Ci sono ovviamente punti di vista diversi su cosa sia il carisma, e in programmazione neuro linguistica nei libri di Robert Dilts, qualche anno prima di Goleman, lo studio dei comportamenti dei grandi carismatici ha portato a trovare degli elementi linguistici comuni e trasversali, Da Gesù Cristo ad Adolf Hitler, identificando modelli di comunicazione.

È doveroso notare, come diceva Karl Popper, che la psicologia non è una scienza. e molte cose sono cambiate.

Ad esempio, se consideriamo la parte di input, cioè le emozioni che proviamo quando gli altri comunicano con noi, scopriamo che quando impariamo qualcosa memorizziamo le nozioni e insieme le emozioni che stavamo provando in quel momento, perché pare che la memoria nasca proprio dalla reazione emotiva, che il nostro cervello rettile produce.
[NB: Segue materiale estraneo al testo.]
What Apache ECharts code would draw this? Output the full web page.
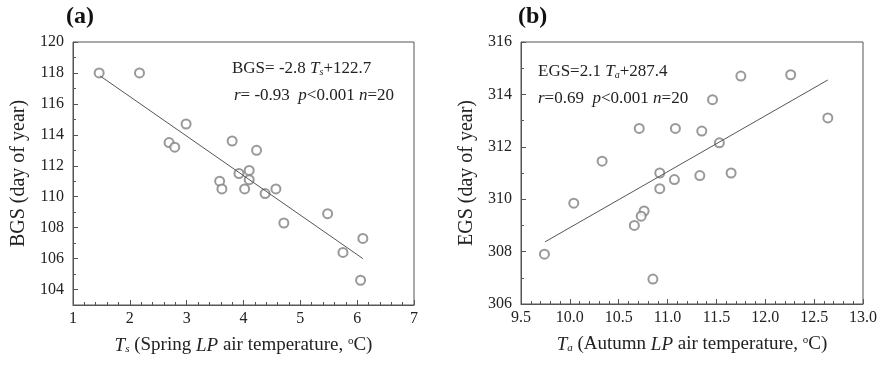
<!DOCTYPE html>
<html>
<head>
<meta charset="utf-8">
<script src="https://cdn.jsdelivr.net/npm/echarts@6/dist/echarts.min.js"></script>
<style>
  html, body { margin: 0; padding: 0; background: #fff; }
  #chart { width: 883px; height: 371px; }
</style>
</head>
<body>
<div id="chart"></div>
<script>
// panel (a): spring temperature vs BGS
const tsValues = [1.46, 2.17, 2.99, 2.69, 2.79, 3.80, 4.23, 3.92, 4.10, 4.10, 3.58, 3.62, 4.02, 4.38, 4.57, 4.71, 5.48, 5.75, 6.10, 6.06];
const bgsValues = [118.0, 118.0, 114.7, 113.5, 113.2, 113.6, 113.0, 111.5, 111.7, 111.1, 111.0, 110.5, 110.5, 110.2, 110.5, 108.3, 108.9, 106.4, 107.3, 104.6];
const bgsFitX = [1.48, 6.10];
const bgsFitY = [117.8, 106.0];

// panel (b): autumn temperature vs EGS
const taValues = [11.75, 12.26, 11.46, 12.64, 10.71, 11.08, 11.35, 11.53, 10.33, 10.92, 11.65, 11.07, 11.33, 10.92, 10.04, 10.76, 10.73, 10.66, 9.74, 10.85];
const egsValues = [314.7, 314.75, 313.8, 313.1, 312.7, 312.7, 312.6, 312.15, 311.45, 311.0, 311.0, 310.75, 310.9, 310.4, 309.85, 309.55, 309.35, 309.0, 307.9, 306.95];
const egsFitX = [9.745, 12.64];
const egsFitY = [308.37, 314.55];

const FONT = 'Liberation Serif';
const AXIS_COLOR = '#555';
const TEXT_COLOR = '#222';

const pairs = (xs, ys) => xs.map((x, i) => [x, ys[i]]);

const chart = echarts.init(document.getElementById('chart'));

const nameRich = {
  it: { fontStyle: 'italic', fontFamily: FONT, fontSize: 19, color: TEXT_COLOR, verticalAlign: 'middle' },
  sub: { fontStyle: 'italic', fontFamily: FONT, fontSize: 11, color: TEXT_COLOR, verticalAlign: 'bottom' },
  sup: { fontFamily: FONT, fontSize: 11, color: TEXT_COLOR, verticalAlign: 'top' },
  n: { fontFamily: FONT, fontSize: 19, color: TEXT_COLOR, verticalAlign: 'middle' }
};

const xAxisBase = {
  type: 'value',
  nameLocation: 'middle',
  nameGap: 31,
  axisLine: { lineStyle: { color: AXIS_COLOR, width: 1 } },
  axisTick: { inside: true, length: 5, lineStyle: { color: AXIS_COLOR } },
  minorTick: { show: true, splitNumber: 5, length: 3, lineStyle: { color: AXIS_COLOR } },
  axisLabel: { fontFamily: FONT, fontSize: 16, color: TEXT_COLOR, margin: 6 },
  splitLine: { show: false }
};

const yAxisBase = {
  type: 'value',
  nameLocation: 'middle',
  nameGap: 44,
  nameTextStyle: { fontFamily: FONT, fontSize: 20, color: TEXT_COLOR },
  axisLine: { show: true, lineStyle: { color: AXIS_COLOR, width: 1 } },
  axisTick: { inside: true, length: 5, lineStyle: { color: AXIS_COLOR } },
  minorTick: { show: true, splitNumber: 2, length: 3, lineStyle: { color: AXIS_COLOR } },
  axisLabel: { fontFamily: FONT, fontSize: 16, color: TEXT_COLOR, margin: 9 },
  splitLine: { show: false }
};

const scatterStyle = {
  type: 'scatter',
  symbol: 'emptyCircle',
  symbolSize: 9,
  itemStyle: { color: '#808080', borderWidth: 1 },
  silent: true
};

const fitStyle = {
  type: 'line',
  showSymbol: false,
  lineStyle: { color: '#555', width: 1 },
  silent: true
};

const eqRich = {
  n: { fontFamily: FONT, fontSize: 17, fill: TEXT_COLOR },
  it: { fontFamily: FONT, fontSize: 17, fontStyle: 'italic', fill: TEXT_COLOR },
  sub: { fontFamily: FONT, fontSize: 10, fontStyle: 'italic', fill: TEXT_COLOR, verticalAlign: 'bottom' }
};

chart.setOption({
  animation: false,
  grid: [
    { left: 73, top: 42, width: 341, height: 263, show: true, borderColor: AXIS_COLOR, borderWidth: 1 },
    { left: 521, top: 42, width: 342, height: 262, show: true, borderColor: AXIS_COLOR, borderWidth: 1 }
  ],
  xAxis: [
    Object.assign({}, xAxisBase, {
      gridIndex: 0, min: 1, max: 7, interval: 1,
      name: '{it|T}{sub|s}{n| (Spring }{it|LP}{n| air temperature, }{sup|o}{n|C)}',
      nameTextStyle: { rich: nameRich }
    }),
    Object.assign({}, xAxisBase, {
      gridIndex: 1, min: 9.5, max: 13, interval: 0.5,
      axisLabel: Object.assign({}, xAxisBase.axisLabel, { formatter: v => v.toFixed(1) }),
      name: '{it|T}{sub|a}{n| (Autumn }{it|LP}{n| air temperature, }{sup|o}{n|C)}',
      nameTextStyle: { rich: nameRich }
    })
  ],
  yAxis: [
    Object.assign({}, yAxisBase, {
      gridIndex: 0, min: 103, max: 120, splitNumber: 8,
      name: 'BGS (day of year)'
    }),
    Object.assign({}, yAxisBase, {
      gridIndex: 1, min: 306, max: 316, interval: 2,
      name: 'EGS (day of year)'
    })
  ],
  series: [
    Object.assign({}, scatterStyle, { xAxisIndex: 0, yAxisIndex: 0, data: pairs(tsValues, bgsValues) }),
    Object.assign({}, fitStyle, { xAxisIndex: 0, yAxisIndex: 0, data: pairs(bgsFitX, bgsFitY) }),
    Object.assign({}, scatterStyle, { xAxisIndex: 1, yAxisIndex: 1, data: pairs(taValues, egsValues) }),
    Object.assign({}, fitStyle, { xAxisIndex: 1, yAxisIndex: 1, data: pairs(egsFitX, egsFitY) })
  ],
  graphic: [
    { type: 'text', left: 66, top: 5, style: { text: '(a)', font: 'bold 24px "Liberation Serif"', fill: '#111' } },
    { type: 'text', left: 518, top: 5, style: { text: '(b)', font: 'bold 24px "Liberation Serif"', fill: '#111' } },
    { type: 'text', left: 232, top: 60, style: { text: '{n|BGS= -2.8 }{it|T}{sub|s}{n|+122.7}', rich: eqRich } },
    { type: 'text', left: 234, top: 87, style: { text: '{it|r}{n|= -0.93  }{it|p}{n|<0.001 }{it|n}{n|=20}', rich: eqRich } },
    { type: 'text', left: 538, top: 63, style: { text: '{n|EGS=2.1 }{it|T}{sub|a}{n|+287.4}', rich: eqRich } },
    { type: 'text', left: 538, top: 90, style: { text: '{it|r}{n|=0.69  }{it|p}{n|<0.001 }{it|n}{n|=20}', rich: eqRich } }
  ]
});
</script>
</body>
</html>
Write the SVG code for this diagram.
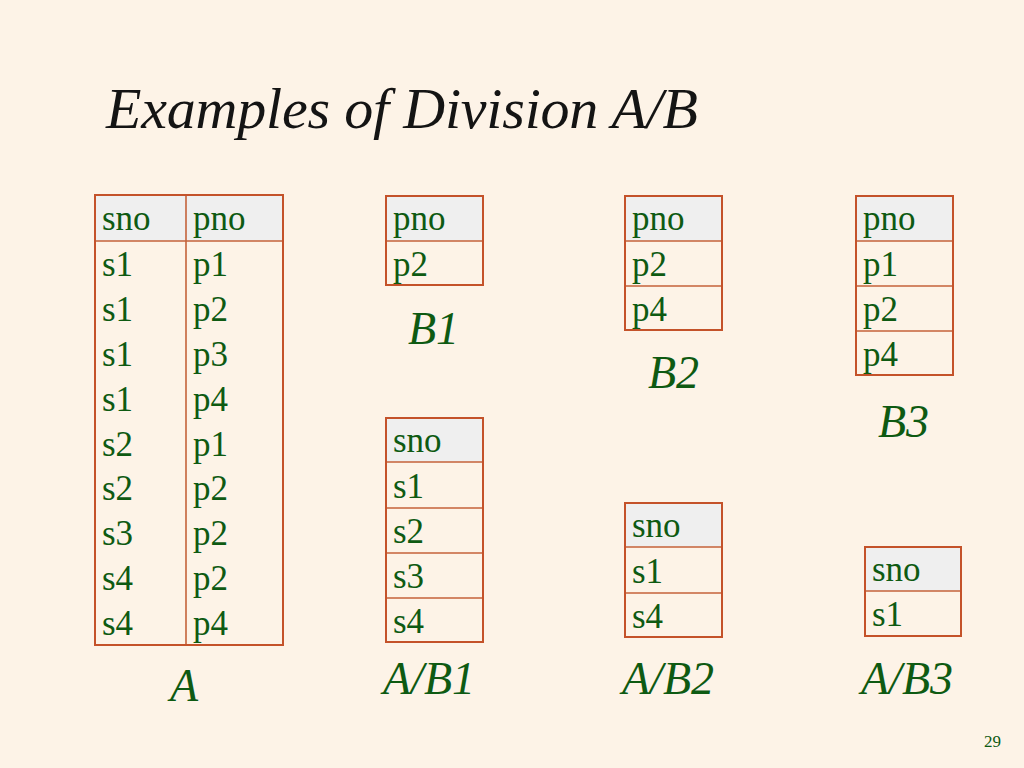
<svg xmlns="http://www.w3.org/2000/svg" width="1024" height="768" viewBox="0 0 1024 768">
<style>
.bg{fill:#fdf3e7}
.hd{fill:#efefef}
.frame{fill:none;stroke:#c4522a;stroke-width:2}
.ln{stroke:#c4623a;stroke-width:1.6}
.cell{font-family:"Liberation Serif",serif;font-size:35px;fill:#0e5a12}
.lbl{font-family:"Liberation Serif",serif;font-style:italic;font-size:46px;fill:#0e5a12}
.title{font-family:"Liberation Serif",serif;font-style:italic;font-size:58px;fill:#141414}
.pg{font-family:"Liberation Serif",serif;font-size:17px;fill:#0e5a12}
</style>
<rect class="bg" x="0" y="0" width="1024" height="768"/>
<text class="title" x="106" y="128" textLength="592" lengthAdjust="spacing">Examples of Division A/B</text>

<g id="tableA">
<rect class="hd" x="95" y="195" width="188" height="46"/>
<line class="ln" x1="95" y1="241" x2="283" y2="241"/>
<line class="ln" x1="186" y1="195" x2="186" y2="645"/>
<rect class="frame" x="95" y="195" width="188" height="450"/>
<text class="cell" x="102" y="230">sno</text><text class="cell" x="193" y="230">pno</text>
<text class="cell" x="102" y="276">s1</text><text class="cell" x="193" y="276">p1</text>
<text class="cell" x="102" y="321">s1</text><text class="cell" x="193" y="321">p2</text>
<text class="cell" x="102" y="366">s1</text><text class="cell" x="193" y="366">p3</text>
<text class="cell" x="102" y="411">s1</text><text class="cell" x="193" y="411">p4</text>
<text class="cell" x="102" y="456">s2</text><text class="cell" x="193" y="456">p1</text>
<text class="cell" x="102" y="500">s2</text><text class="cell" x="193" y="500">p2</text>
<text class="cell" x="102" y="545">s3</text><text class="cell" x="193" y="545">p2</text>
<text class="cell" x="102" y="590">s4</text><text class="cell" x="193" y="590">p2</text>
<text class="cell" x="102" y="635">s4</text><text class="cell" x="193" y="635">p4</text>
<text class="lbl" x="170" y="701">A</text>
</g>

<g id="tableB1">
<rect class="hd" x="386" y="196" width="97" height="45"/>
<line class="ln" x1="386" y1="241" x2="483" y2="241"/>
<rect class="frame" x="386" y="196" width="97" height="89"/>
<text class="cell" x="393" y="230">pno</text>
<text class="cell" x="393" y="276">p2</text>
<text class="lbl" x="408" y="344">B1</text>
</g>

<g id="tableB2">
<rect class="hd" x="625" y="196" width="97" height="45"/>
<line class="ln" x1="625" y1="241" x2="722" y2="241"/>
<line class="ln" x1="625" y1="286" x2="722" y2="286"/>
<rect class="frame" x="625" y="196" width="97" height="134"/>
<text class="cell" x="632" y="230">pno</text>
<text class="cell" x="632" y="276">p2</text>
<text class="cell" x="632" y="321">p4</text>
<text class="lbl" x="648" y="388">B2</text>
</g>

<g id="tableB3">
<rect class="hd" x="856" y="196" width="97" height="45"/>
<line class="ln" x1="856" y1="241" x2="953" y2="241"/>
<line class="ln" x1="856" y1="286" x2="953" y2="286"/>
<line class="ln" x1="856" y1="331" x2="953" y2="331"/>
<rect class="frame" x="856" y="196" width="97" height="179"/>
<text class="cell" x="863" y="230">pno</text>
<text class="cell" x="863" y="276">p1</text>
<text class="cell" x="863" y="321">p2</text>
<text class="cell" x="863" y="366">p4</text>
<text class="lbl" x="878" y="437">B3</text>
</g>

<g id="tableAB1">
<rect class="hd" x="386" y="418" width="97" height="44"/>
<line class="ln" x1="386" y1="462" x2="483" y2="462"/>
<line class="ln" x1="386" y1="508" x2="483" y2="508"/>
<line class="ln" x1="386" y1="553" x2="483" y2="553"/>
<line class="ln" x1="386" y1="598" x2="483" y2="598"/>
<rect class="frame" x="386" y="418" width="97" height="224"/>
<text class="cell" x="393" y="452">sno</text>
<text class="cell" x="393" y="498">s1</text>
<text class="cell" x="393" y="543">s2</text>
<text class="cell" x="393" y="588">s3</text>
<text class="cell" x="393" y="633">s4</text>
<text class="lbl" x="383" y="694">A/B1</text>
</g>

<g id="tableAB2">
<rect class="hd" x="625" y="503" width="97" height="44"/>
<line class="ln" x1="625" y1="547" x2="722" y2="547"/>
<line class="ln" x1="625" y1="593" x2="722" y2="593"/>
<rect class="frame" x="625" y="503" width="97" height="134"/>
<text class="cell" x="632" y="537">sno</text>
<text class="cell" x="632" y="583">s1</text>
<text class="cell" x="632" y="628">s4</text>
<text class="lbl" x="622" y="694">A/B2</text>
</g>

<g id="tableAB3">
<rect class="hd" x="865" y="547" width="96" height="44"/>
<line class="ln" x1="865" y1="591" x2="961" y2="591"/>
<rect class="frame" x="865" y="547" width="96" height="89"/>
<text class="cell" x="872" y="581">sno</text>
<text class="cell" x="872" y="626">s1</text>
<text class="lbl" x="861" y="694">A/B3</text>
</g>

<g id="connectors"></g>
<text class="pg" x="984" y="747">29</text>
</svg>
Poi si consolida nel tempo nella neocorteccia. E quindi se ci annoiavamo mentre leggevamo Manzoni a scuola anche oggi sbadigliamo alla vista dei promessi sposi. Però se riusciamo a cambiare le nostre emozioni controllandoci potremmo riuscire a imparare quel maledetto inglese che è tutta la vita che ci perseguita.

Un’altra scoperta relativa alle emozioni, di un secolo prima, è che quando una comunicazione fortemente emotiva viene interrotta bruscamente (es: la rottura di una relazione) si genera un effetto di vuoto che ci spinge a cercarne i motivi, magari inesistenti. Questo lo dobbiamo a Bluma Zeigarnik. Ecco svelato il motivo perché le serie tv si interrompono sempre in un momento emotivo. Il seguito alla prossima puntata.

Il punto di vista precedente che aveva avuto più successo relativamente alle emozioni è stato quello derivato da quarant’anni di studi di Paul Ekmann che, a partire da ricerche antropologiche ha avuto modo di notare che ci sono emozioni di base che sono comuni a tutti gli uomini, a prescindere dalla cultura di origine. A scatenare il putiferio è stata la sua constatazione che le emozioni di base si esprimono attraverso microespressioni facciali riconoscibili.

Tutto questo prima che venissero scoperti i neuroni specchio a metà degli anni ‘90. I neuroni specchio sono quelli che di fatto ci danno la capacità di imitare (imitazione=apprendimento) e di provocare empatia, di accendere le stesse parti del cervello della persona che stiamo guardando o ascoltando.

Negli ultimi anni sono emersi gli studi di Lisa Feldmann Barrett sulla natura delle emozioni e spesso, secondo lei, si dimostrano incontrollabili perché sono reazioni che abbiamo appreso, a cui siamo stati educati, per saper scegliere come reagire in ogni situazione. Insomma, per la maggior parte sono anch’esse un prodotto culturale specifico del contesto in cui cresciamo, soprattutto se vissute in un gruppo. Paul Ekman potrebbe sembrare in contrapposizione con questa tesi, in realtà i suoi studi sono piuttosto profondi e distinguono le reazioni emotive del singolo. Nel 1987 condusse un esperimento per stabilire quanto influisse il contesto sociale, testando un gruppo di americani e uno di giapponesi, rilevando come i giapponesi apparissero meno espressivi solo in compagnia, mentre da soli esprimevano le stesse emozioni primarie.

Vista la varietà delle ipotesi e la vivacità del dibattito vi invitiamo a guardare qualche filmato su YouTube o TED Talk, perché a parte Karl Popper, gli altri autori sono tutti vivi mentre sto scrivendo e quasi tutti continuano a pubblicare.